The following reports are typically required by lenders and may vary depending on the market and the specific financing structure.
Site Survey
A site survey is completed by a local service provider and delivers an accurate map of the property's boundaries, building footprints, and land area. Most lenders require this before closing and it protects the buyer from boundary disputes or encroachments that weren't disclosed.
Environmental Site Assessment
The environmental site assessment, or ESA, is completed by a lender-selected party and identifies any potential environmental contamination liabilities associated with the property or the land's historical use. It protects both the buyer and the lender from inheriting cleanup obligations tied to prior ownership.
Appraisal
The appraisal is completed by a lender-selected third-party appraiser and determines the property's value based on the capitalization rate and net operating income.

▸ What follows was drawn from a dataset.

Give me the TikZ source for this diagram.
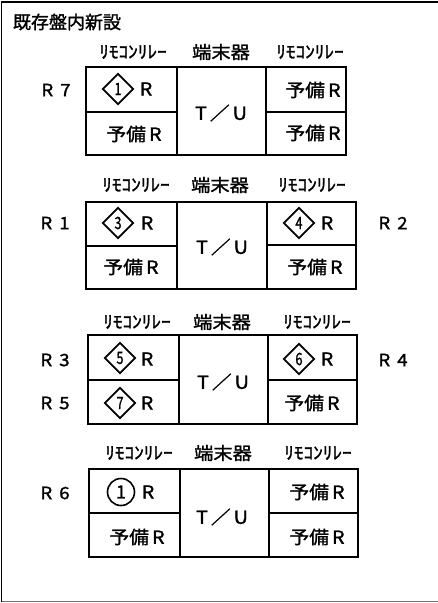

Because lenders size their loans against appraised value, the appraisal needs to support the contracted purchase price. If it comes in below, the lender will require a second appraisal, a price renegotiation, or additional equity from the buyer.
Green Report
A green report is completed by energy efficiency consultants approved by the lender. It identifies improvements that could increase the property's energy and water efficiency and quantifies the potential cost savings. Some lenders require this as a condition of financing.
Seismic Report
For properties located in earthquake-prone areas, lenders may require a seismic report that provides a Probable Maximum Loss assessment estimating the risk of structural damage in a worst-case seismic event.
The Bottom Line
A passive investor will never run this process personally. But knowing what it involves is how you evaluate whether an operator is thorough, disciplined, and honest about what they found. Operators who cut corners in due diligence are the ones who show up later with a "Country Music Story" about why the deal didn't perform.
Ask your operator which of these steps they completed, what they found, and how it affected the underwriting. Their answer tells you a lot about who you're dealing with.